Ardour’s ideas for the future
All of that is well and good, but it’s even clearer in a new document Paul Davis and the Ardour team have posted:
The most important goal is right at the top: “there should be no objective reason why anyone should not choose Ardour as their DAW.“
But some quick highlights of what they’re thinking:
- Finishing out the Cue functionality
- Advanced click features (like different sounds/accents) on different beats
- “Stretchy” and “loopy” audio
- Freeze MIDI to audio
- Advanced modulation
- Folder tracks and per-region plug-ins
- Panning and even ambisonics (now we’re into brainstorming/what-if territory)

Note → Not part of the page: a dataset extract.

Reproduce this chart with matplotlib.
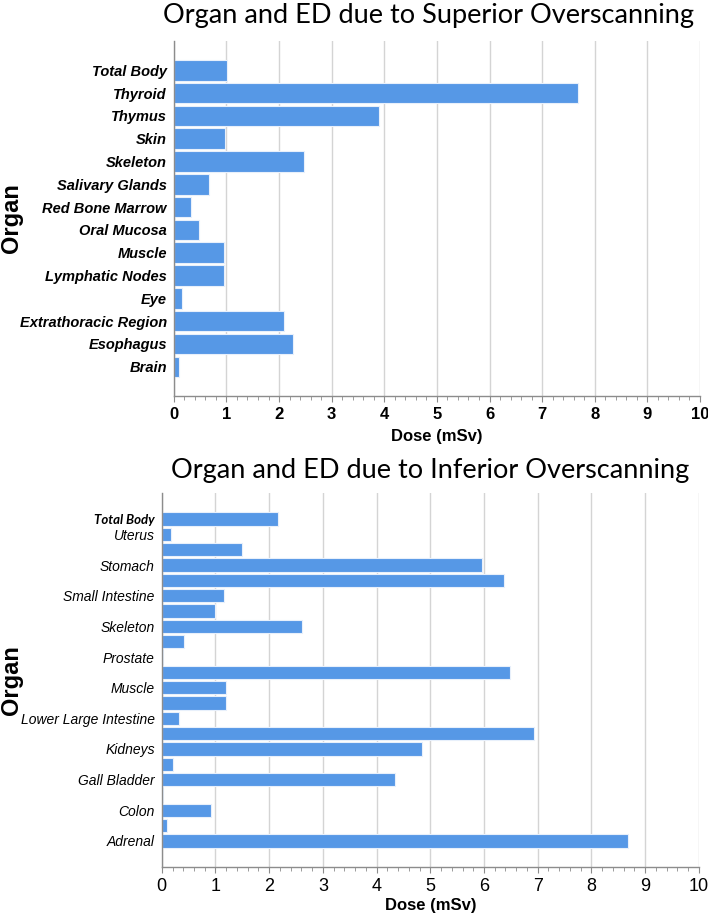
import numpy as np
import matplotlib.pyplot as plt
from matplotlib.ticker import MultipleLocator

# superior overscanning (top to bottom)
sup_organs = ['Total Body', 'Thyroid', 'Thymus', 'Skin', 'Skeleton', 'Salivary Glands',
              'Red Bone Marrow', 'Oral Mucosa', 'Muscle', 'Lymphatic Nodes', 'Eye',
              'Extrathoracic Region', 'Esophagus', 'Brain']
sup_dose = [1.02, 7.69, 3.90, 0.98, 2.48, 0.66, 0.33, 0.48, 0.95, 0.95, 0.16, 2.09, 2.26, 0.09]

# inferior overscanning (top to bottom); only every other organ is labelled in the figure
inf_organs = ['Total Body', 'Uterus', 'Urinary Bladder', 'Stomach', 'Spleen', 'Small Intestine',
              'Skin', 'Skeleton', 'Red Bone Marrow', 'Prostate', 'Pancreas', 'Muscle', 'Lungs',
              'Lower Large Intestine', 'Liver', 'Kidneys', 'Heart Wall', 'Gall Bladder',
              'Esophagus', 'Colon', 'Breast', 'Adrenal']
inf_dose = [2.17, 0.165, 1.49, 5.96, 6.38, 1.16, 1.0, 2.61, 0.42, 0.02, 6.48, 1.19, 1.19,
            0.32, 6.94, 4.85, 0.2, 4.34, 0.02, 0.91, 0.1, 8.69]
inf_shown = [1, 1, 0, 1, 0, 1, 0, 1, 0, 1, 0, 1, 0, 1, 0, 1, 0, 1, 0, 1, 0, 1]

bar_color = '#5698E6'
spine_col = '#8c8c8c'
grid_col = '#d4d4d4'

fig = plt.figure(figsize=(7.08, 9.16), dpi=100)


def style_axis(ax, bold_ticks):
    ax.set_xlim(0, 10)
    ax.xaxis.set_major_locator(MultipleLocator(1))
    ax.xaxis.set_minor_locator(MultipleLocator(0.2))
    ax.grid(axis='x', color=grid_col, linewidth=1.0)
    ax.set_axisbelow(True)
    for s in ['top', 'right']:
        ax.spines[s].set_visible(False)
    for s in ['left', 'bottom']:
        ax.spines[s].set_color(spine_col)
        ax.spines[s].set_linewidth(1.0)
    ax.tick_params(axis='x', which='major', length=4, color=spine_col, pad=4)
    ax.tick_params(axis='x', which='minor', length=3, color=spine_col)
    ax.tick_params(axis='y', length=0, pad=5)
    for lab in ax.get_xticklabels():
        lab.set_family('Liberation Sans')
        lab.set_fontsize(12 if bold_ticks else 13)
        lab.set_fontweight('bold' if bold_ticks else 'normal')


# --- top chart ---
ax1 = fig.add_axes([0.2455, 0.5677, 0.7432, 0.3875])
y1 = np.arange(len(sup_organs))
ax1.barh(y1, sup_dose, height=0.9, color=bar_color, edgecolor='#e8f0fb', linewidth=0.8)
ax1.set_ylim(len(sup_organs) - 1 + 1.28, -1.28)
ax1.set_yticks(y1)
ax1.set_yticklabels(sup_organs, family='Liberation Sans', fontsize=10.5,
                    fontweight='bold', style='italic')
style_axis(ax1, True)
ax1.set_xlabel('Dose (mSv)', family='Liberation Sans', fontsize=12, fontweight='bold', labelpad=5)
ax1.set_ylabel('Organ', family='Liberation Sans', fontsize=17, fontweight='bold', va='center')
ax1.yaxis.set_label_coords(-0.308, 0.5)

# --- bottom chart ---
ax2 = fig.add_axes([0.2285, 0.0535, 0.7585, 0.4083])
y2 = np.arange(len(inf_organs))
ax2.barh(y2, inf_dose, height=0.87, color=bar_color, edgecolor='#e8f0fb', linewidth=0.8)
ax2.set_ylim(len(inf_organs) - 1 + 1.7, -1.7)
ax2.set_yticks(y2)
labels2 = [o if s else '' for o, s in zip(inf_organs, inf_shown)]
ax2.set_yticklabels(labels2, family='Liberation Sans', fontsize=10, style='italic')
tb = ax2.get_yticklabels()[0]
tb.set_family('Lato')
tb.set_fontsize(9.5)
tb.set_fontweight('bold')
tb.set_y(-0.15)
style_axis(ax2, False)
ax2.set_xlabel('Dose (mSv)', family='Liberation Sans', fontsize=12, fontweight='bold', labelpad=2)
ax2.set_ylabel('Organ', family='Liberation Sans', fontsize=17, fontweight='bold', va='center')
ax2.yaxis.set_label_coords(-0.279, 0.5)

fig.text(0.605, 0.983, 'Organ and ED due to Superior Overscanning', ha='center', va='center',
         family='Lato', fontsize=19.5)
fig.text(0.607, 0.486, 'Organ and ED due to Inferior Overscanning', ha='center', va='center',
         family='Lato', fontsize=19.5)

fig.savefig('out.png', dpi=100)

- Other open source integrations
- …and more
Best to read the document. But I’m intrigued by the idea of Ardour really thinking through what non-Western and non-12TET functionality would look like. Even in the current best-case scenarios of MTS-ESP, Ableton Live Tuning Systems, and Bitwig Studio’s Microtuner, we’re still talking about grafted-on functionality in tools that retain their western bias and common practice limitations.
Oh, and before anyone’s heart sinks, they’re joking about AI. (We’ve really killed irony; I was also afraid they were serious. AIrdour? PaulGPT? JACKbots? Anyway, don’t worry — this is all still human-made stuff, which is why, once again, you should consider even that one buck a month subscription!)